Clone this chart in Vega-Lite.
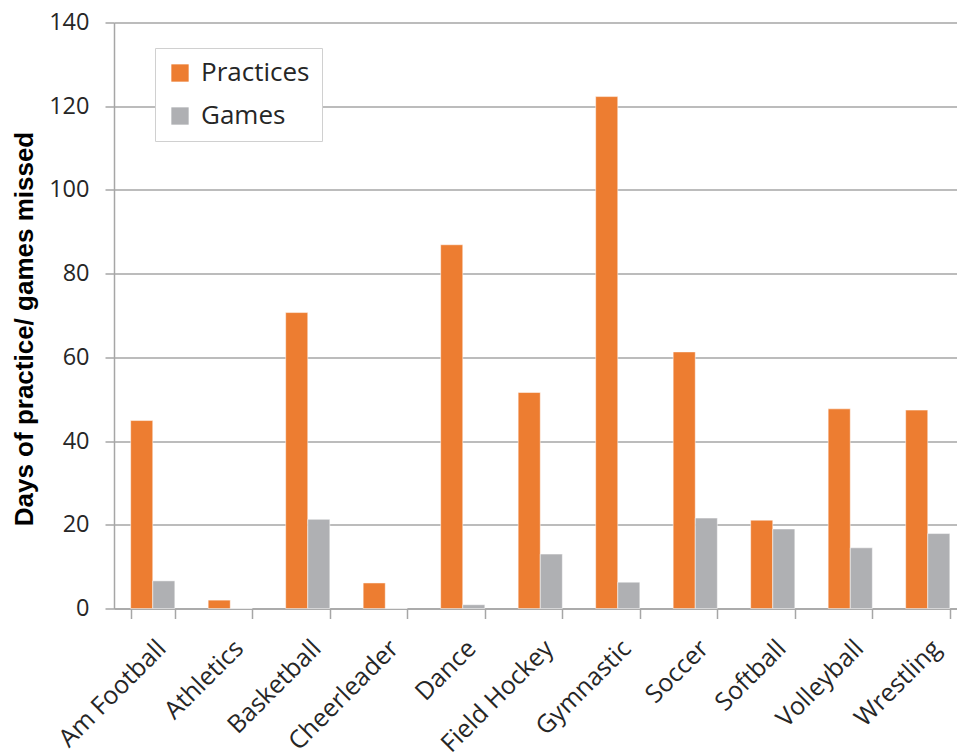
{
  "$schema": "https://vega.github.io/schema/vega-lite/v6.json",
  "autosize": {"type": "none"},
  "padding": {"left": 114, "top": 22.5, "right": 0, "bottom": 146.5},
  "width": 843,
  "height": 586,
  "background": "white",
  "config": {
    "font": "Open Sans",
    "view": {"stroke": null},
    "axis": {"labelColor": "#262626", "domainColor": "#a6a6a6", "tickColor": "#a6a6a6", "gridColor": "#a6a6a6"}
  },
  "data": {
    "values": [
      {"sport": "Am Football", "type": "Practices", "days": 44.9},
      {"sport": "Am Football", "type": "Games", "days": 6.6},
      {"sport": "Athletics", "type": "Practices", "days": 2.0},
      {"sport": "Athletics", "type": "Games", "days": 0},
      {"sport": "Basketball", "type": "Practices", "days": 70.7},
      {"sport": "Basketball", "type": "Games", "days": 21.3},
      {"sport": "Cheerleader", "type": "Practices", "days": 6.1},
      {"sport": "Cheerleader", "type": "Games", "days": 0},
      {"sport": "Dance", "type": "Practices", "days": 86.9},
      {"sport": "Dance", "type": "Games", "days": 0.9},
      {"sport": "Field Hockey", "type": "Practices", "days": 51.6},
      {"sport": "Field Hockey", "type": "Games", "days": 13.0},
      {"sport": "Gymnastic", "type": "Practices", "days": 122.3},
      {"sport": "Gymnastic", "type": "Games", "days": 6.3},
      {"sport": "Soccer", "type": "Practices", "days": 61.3},
      {"sport": "Soccer", "type": "Games", "days": 21.6},
      {"sport": "Softball", "type": "Practices", "days": 21.1},
      {"sport": "Softball", "type": "Games", "days": 19.0},
      {"sport": "Volleyball", "type": "Practices", "days": 47.7},
      {"sport": "Volleyball", "type": "Games", "days": 14.5},
      {"sport": "Wrestling", "type": "Practices", "days": 47.4},
      {"sport": "Wrestling", "type": "Games", "days": 17.9}
    ]
  },
  "mark": {"type": "bar", "stroke": "white", "strokeWidth": 0.5},
  "encoding": {
    "x": {
      "field": "sport",
      "type": "nominal",
      "sort": null,
      "scale": {"range": [0, 852.5], "paddingInner": 0.43, "paddingOuter": 0.215},
      "axis": {
        "title": null,
        "labelAngle": -45,
        "labelFontSize": 25,
        "labelPadding": 17,
        "labelDx": 4,
        "tickBand": "extent",
        "tickSize": 10,
        "tickWidth": 1.5,
        "domainWidth": 1.5,
        "grid": false
      }
    },
    "xOffset": {"field": "type", "sort": ["Practices", "Games"]},
    "y": {
      "field": "days",
      "type": "quantitative",
      "scale": {"domain": [0, 140], "nice": false},
      "axis": {
        "title": "Days of practice/ games missed",
        "titleFont": "Liberation Sans",
        "titleFontSize": 26,
        "titleFontWeight": "bold",
        "titleColor": "#000000",
        "titleX": -90,
        "titleY": 306,
        "titleAngle": -90,
        "titleAlign": "center",
        "titleBaseline": "middle",
        "values": [0, 20, 40, 60, 80, 100, 120, 140],
        "labelFontSize": 23.5,
        "labelPadding": 16,
        "tickSize": 9,
        "tickWidth": 1.5,
        "domainWidth": 1.5,
        "gridWidth": 1.5
      }
    },
    "color": {
      "field": "type",
      "type": "nominal",
      "scale": {"domain": ["Practices", "Games"], "range": ["#ED7D31", "#AFB0B3"]},
      "legend": {
        "title": null,
        "orient": "none",
        "legendX": 41,
        "legendY": 25.5,
        "symbolType": "square",
        "symbolSize": 300,
        "symbolStrokeWidth": 0,
        "labelFontSize": 26,
        "labelColor": "#262626",
        "labelOffset": 8,
        "rowPadding": 17,
        "padding": 12,
        "strokeColor": "#d0d0d0",
        "fillColor": "white"
      }
    }
  }
}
--------------------------------------------------
Leave every image out, and retype the material exactly.

» Reply:
Clone this chart in Vega-Lite.
{
  "$schema": "https://vega.github.io/schema/vega-lite/v6.json",
  "autosize": {"type": "none"},
  "padding": {"left": 114, "top": 22.5, "right": 0, "bottom": 146.5},
  "width": 843,
  "height": 586,
  "background": "white",
  "config": {
    "font": "Open Sans",
    "view": {"stroke": null},
    "axis": {"labelColor": "#262626", "domainColor": "#a6a6a6", "tickColor": "#a6a6a6", "gridColor": "#a6a6a6"}
  },
  "data": {
    "values": [
      {"sport": "Am Football", "type": "Practices", "days": 44.9},
      {"sport": "Am Football", "type": "Games", "days": 6.6},
      {"sport": "Athletics", "type": "Practices", "days": 2.0},
      {"sport": "Athletics", "type": "Games", "days": 0},
      {"sport": "Basketball", "type": "Practices", "days": 70.7},
      {"sport": "Basketball", "type": "Games", "days": 21.3},
      {"sport": "Cheerleader", "type": "Practices", "days": 6.1},
      {"sport": "Cheerleader", "type": "Games", "days": 0},
      {"sport": "Dance", "type": "Practices", "days": 86.9},
      {"sport": "Dance", "type": "Games", "days": 0.9},
      {"sport": "Field Hockey", "type": "Practices", "days": 51.6},
      {"sport": "Field Hockey", "type": "Games", "days": 13.0},
      {"sport": "Gymnastic", "type": "Practices", "days": 122.3},
      {"sport": "Gymnastic", "type": "Games", "days": 6.3},
      {"sport": "Soccer", "type": "Practices", "days": 61.3},
      {"sport": "Soccer", "type": "Games", "days": 21.6},
      {"sport": "Softball", "type": "Practices", "days": 21.1},
      {"sport": "Softball", "type": "Games", "days": 19.0},
      {"sport": "Volleyball", "type": "Practices", "days": 47.7},
      {"sport": "Volleyball", "type": "Games", "days": 14.5},
      {"sport": "Wrestling", "type": "Practices", "days": 47.4},
      {"sport": "Wrestling", "type": "Games", "days": 17.9}
    ]
  },
  "mark": {"type": "bar", "stroke": "white", "strokeWidth": 0.5},
  "encoding": {
    "x": {
      "field": "sport",
      "type": "nominal",
      "sort": null,
      "scale": {"range": [0, 852.5], "paddingInner": 0.43, "paddingOuter": 0.215},
      "axis": {
        "title": null,
        "labelAngle": -45,
        "labelFontSize": 25,
        "labelPadding": 17,
        "labelDx": 4,
        "tickBand": "extent",
        "tickSize": 10,
        "tickWidth": 1.5,
        "domainWidth": 1.5,
        "grid": false
      }
    },
    "xOffset": {"field": "type", "sort": ["Practices", "Games"]},
    "y": {
      "field": "days",
      "type": "quantitative",
      "scale": {"domain": [0, 140], "nice": false},
      "axis": {
        "title": "Days of practice/ games missed",
        "titleFont": "Liberation Sans",
        "titleFontSize": 26,
        "titleFontWeight": "bold",
        "titleColor": "#000000",
        "titleX": -90,
        "titleY": 306,
        "titleAngle": -90,
        "titleAlign": "center",
        "titleBaseline": "middle",
        "values": [0, 20, 40, 60, 80, 100, 120, 140],
        "labelFontSize": 23.5,
        "labelPadding": 16,
        "tickSize": 9,
        "tickWidth": 1.5,
        "domainWidth": 1.5,
        "gridWidth": 1.5
      }
    },
    "color": {
      "field": "type",
      "type": "nominal",
      "scale": {"domain": ["Practices", "Games"], "range": ["#ED7D31", "#AFB0B3"]},
      "legend": {
        "title": null,
        "orient": "none",
        "legendX": 41,
        "legendY": 25.5,
        "symbolType": "square",
        "symbolSize": 300,
        "symbolStrokeWidth": 0,
        "labelFontSize": 26,
        "labelColor": "#262626",
        "labelOffset": 8,
        "rowPadding": 17,
        "padding": 12,
        "strokeColor": "#d0d0d0",
        "fillColor": "white"
      }
    }
  }
}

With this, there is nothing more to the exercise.